EU chief negotiator Michel Barnier was not as positive yesterday about the future relationship, warning the City that it would have to expect “big changes” next year.

Barnier said the UK was trying to keep too many benefits of EU membership without any of the responsibilites.

He cited the UK’s request to maintain freedom of movement for City professionals as one example.

“It wants to ban residence requirements for senior managers and boards of directors, to ensure that all essential functions remain in London,” he said.

“It wants almost free rein for service suppliers to fly in and out for short-term stays.

“We must look beyond short-term adaptation and fragmentation costs, to our long-term interests.”

The row over financial services comes as a part of a wider range of disagreements in Brexit trade talks.

Negotiations are at a stalemate after months of talks, with little movement on key areas of EU access to UK fishing waters and business competition policy.

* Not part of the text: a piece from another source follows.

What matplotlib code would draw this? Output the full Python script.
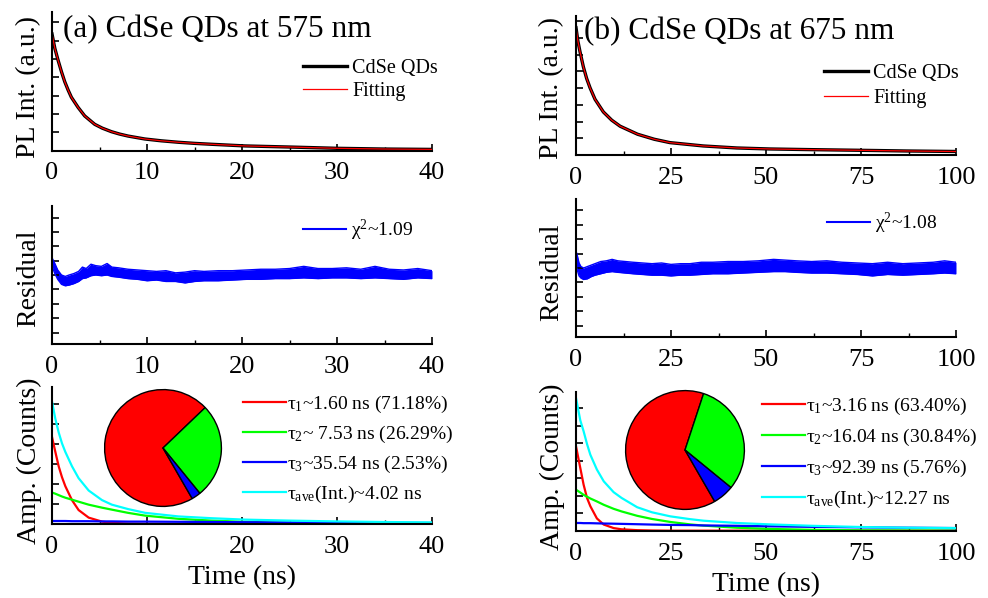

City A.M. reported in May that the equivalence assessment for the financial sector could be used as a bargaining chip in talks, with the EU using it as a tool to extract compromises in other areas from the UK.

Much is riding on the City of London retaining access to the EU as almost half of all debt and equity issuance for non-financial Eurozone firms between 2012 and 2018 came from banks based in London.

However, veteran City commentator David Buik said the vast majority of UK companies in the sector were prepared for a no-deal situation.

Many UK financial institutions have set up bases in the EU to ensure they are not completely shut off from mainland Europe if the worst case scenario happens.

“They’ve had four years now to prepare for it and I don’t know of a single financial institution, law firm or chartered accountant who hasn’t made some sort of preparations,” he said.

“We know the business we’re likely to lose in any case, but we also know London stands head and shoulders above the competition in Europe.”